━━ Provided material ━━

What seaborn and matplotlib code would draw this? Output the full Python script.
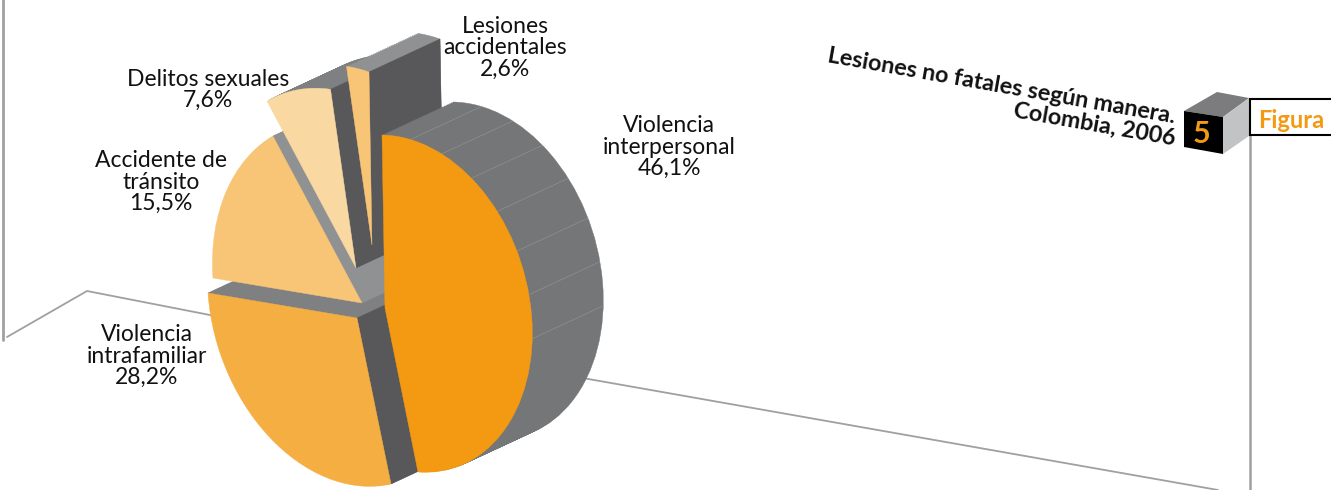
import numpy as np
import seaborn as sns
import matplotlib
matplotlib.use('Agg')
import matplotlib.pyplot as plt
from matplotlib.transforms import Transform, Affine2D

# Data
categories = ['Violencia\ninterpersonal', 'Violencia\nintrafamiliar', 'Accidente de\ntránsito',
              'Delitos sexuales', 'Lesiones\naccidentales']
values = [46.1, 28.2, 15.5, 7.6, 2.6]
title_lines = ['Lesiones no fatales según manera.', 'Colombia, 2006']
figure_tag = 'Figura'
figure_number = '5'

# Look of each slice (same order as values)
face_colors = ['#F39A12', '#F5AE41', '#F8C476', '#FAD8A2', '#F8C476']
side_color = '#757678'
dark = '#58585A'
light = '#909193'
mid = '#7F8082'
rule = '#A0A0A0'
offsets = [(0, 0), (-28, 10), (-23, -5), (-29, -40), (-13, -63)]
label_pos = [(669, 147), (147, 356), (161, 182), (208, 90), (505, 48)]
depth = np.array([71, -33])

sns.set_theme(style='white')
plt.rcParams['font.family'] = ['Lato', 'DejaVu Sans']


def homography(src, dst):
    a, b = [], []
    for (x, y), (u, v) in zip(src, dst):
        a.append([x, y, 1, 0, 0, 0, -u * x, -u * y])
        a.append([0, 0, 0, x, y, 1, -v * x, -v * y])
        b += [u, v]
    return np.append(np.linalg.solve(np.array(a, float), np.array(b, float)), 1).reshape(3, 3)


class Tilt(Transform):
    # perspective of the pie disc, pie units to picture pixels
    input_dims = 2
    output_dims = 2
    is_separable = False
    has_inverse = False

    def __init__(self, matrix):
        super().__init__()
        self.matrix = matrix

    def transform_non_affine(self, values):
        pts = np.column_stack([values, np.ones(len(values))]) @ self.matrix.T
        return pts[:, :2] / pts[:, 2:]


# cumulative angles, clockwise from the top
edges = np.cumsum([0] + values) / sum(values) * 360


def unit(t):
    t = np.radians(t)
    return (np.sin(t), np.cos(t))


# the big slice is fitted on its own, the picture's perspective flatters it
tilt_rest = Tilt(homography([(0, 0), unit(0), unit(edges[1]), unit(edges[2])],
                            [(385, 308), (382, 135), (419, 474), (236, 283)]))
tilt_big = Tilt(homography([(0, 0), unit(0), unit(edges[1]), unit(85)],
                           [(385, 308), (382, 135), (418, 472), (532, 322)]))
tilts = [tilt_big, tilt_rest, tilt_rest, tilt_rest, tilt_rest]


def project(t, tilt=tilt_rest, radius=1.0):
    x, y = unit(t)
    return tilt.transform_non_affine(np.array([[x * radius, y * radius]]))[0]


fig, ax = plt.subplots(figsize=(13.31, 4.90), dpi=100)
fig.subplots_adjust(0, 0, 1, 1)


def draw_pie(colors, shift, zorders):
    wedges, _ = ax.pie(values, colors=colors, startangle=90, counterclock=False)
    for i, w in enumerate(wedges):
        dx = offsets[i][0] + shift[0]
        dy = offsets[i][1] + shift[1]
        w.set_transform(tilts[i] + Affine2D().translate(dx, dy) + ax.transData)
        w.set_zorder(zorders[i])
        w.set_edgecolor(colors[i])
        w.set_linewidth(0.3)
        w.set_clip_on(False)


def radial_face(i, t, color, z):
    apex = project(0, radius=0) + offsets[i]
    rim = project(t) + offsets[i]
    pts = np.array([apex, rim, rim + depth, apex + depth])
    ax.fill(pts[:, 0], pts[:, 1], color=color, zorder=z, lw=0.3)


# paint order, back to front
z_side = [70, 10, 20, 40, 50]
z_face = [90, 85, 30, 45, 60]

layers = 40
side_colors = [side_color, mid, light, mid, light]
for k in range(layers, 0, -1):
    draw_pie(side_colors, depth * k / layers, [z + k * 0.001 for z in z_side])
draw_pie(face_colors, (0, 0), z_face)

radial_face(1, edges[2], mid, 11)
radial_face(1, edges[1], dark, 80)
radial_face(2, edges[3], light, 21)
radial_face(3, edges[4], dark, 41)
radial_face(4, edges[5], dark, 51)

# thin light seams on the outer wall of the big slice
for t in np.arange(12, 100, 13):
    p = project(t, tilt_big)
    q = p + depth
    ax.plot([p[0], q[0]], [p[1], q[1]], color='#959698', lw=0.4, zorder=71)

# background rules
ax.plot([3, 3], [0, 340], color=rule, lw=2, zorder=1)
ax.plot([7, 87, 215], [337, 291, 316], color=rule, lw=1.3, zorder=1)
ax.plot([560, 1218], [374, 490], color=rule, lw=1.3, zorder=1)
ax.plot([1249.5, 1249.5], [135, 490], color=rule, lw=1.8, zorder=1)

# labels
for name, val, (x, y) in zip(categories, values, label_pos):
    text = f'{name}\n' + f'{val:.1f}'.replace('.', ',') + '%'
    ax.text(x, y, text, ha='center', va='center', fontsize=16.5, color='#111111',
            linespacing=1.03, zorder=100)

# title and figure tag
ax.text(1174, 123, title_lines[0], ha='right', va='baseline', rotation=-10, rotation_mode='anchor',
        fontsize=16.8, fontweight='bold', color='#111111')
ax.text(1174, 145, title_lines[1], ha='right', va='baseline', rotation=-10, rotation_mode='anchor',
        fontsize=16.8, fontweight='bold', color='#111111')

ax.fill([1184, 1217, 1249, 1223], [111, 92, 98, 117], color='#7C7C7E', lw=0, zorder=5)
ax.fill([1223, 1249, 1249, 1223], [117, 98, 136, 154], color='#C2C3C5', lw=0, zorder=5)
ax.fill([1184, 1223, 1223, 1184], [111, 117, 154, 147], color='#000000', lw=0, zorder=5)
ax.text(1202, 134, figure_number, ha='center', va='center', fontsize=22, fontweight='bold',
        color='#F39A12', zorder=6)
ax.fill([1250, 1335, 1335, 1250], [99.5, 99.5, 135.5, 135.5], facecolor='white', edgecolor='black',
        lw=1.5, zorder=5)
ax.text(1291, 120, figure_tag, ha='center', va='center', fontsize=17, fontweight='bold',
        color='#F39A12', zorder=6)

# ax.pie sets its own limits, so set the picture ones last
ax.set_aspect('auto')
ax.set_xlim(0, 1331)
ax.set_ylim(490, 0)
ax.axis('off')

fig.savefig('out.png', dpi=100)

━━━

> To do
Write out an exact copy of the listing, first line through the line containing "depth = np.array([71, -33])", with the pictures left out.

> Solved problem
What seaborn and matplotlib code would draw this? Output the full Python script.
import numpy as np
import seaborn as sns
import matplotlib
matplotlib.use('Agg')
import matplotlib.pyplot as plt
from matplotlib.transforms import Transform, Affine2D

# Data
categories = ['Violencia\ninterpersonal', 'Violencia\nintrafamiliar', 'Accidente de\ntránsito',
              'Delitos sexuales', 'Lesiones\naccidentales']
values = [46.1, 28.2, 15.5, 7.6, 2.6]
title_lines = ['Lesiones no fatales según manera.', 'Colombia, 2006']
figure_tag = 'Figura'
figure_number = '5'

# Look of each slice (same order as values)
face_colors = ['#F39A12', '#F5AE41', '#F8C476', '#FAD8A2', '#F8C476']
side_color = '#757678'
dark = '#58585A'
light = '#909193'
mid = '#7F8082'
rule = '#A0A0A0'
offsets = [(0, 0), (-28, 10), (-23, -5), (-29, -40), (-13, -63)]
label_pos = [(669, 147), (147, 356), (161, 182), (208, 90), (505, 48)]
depth = np.array([71, -33])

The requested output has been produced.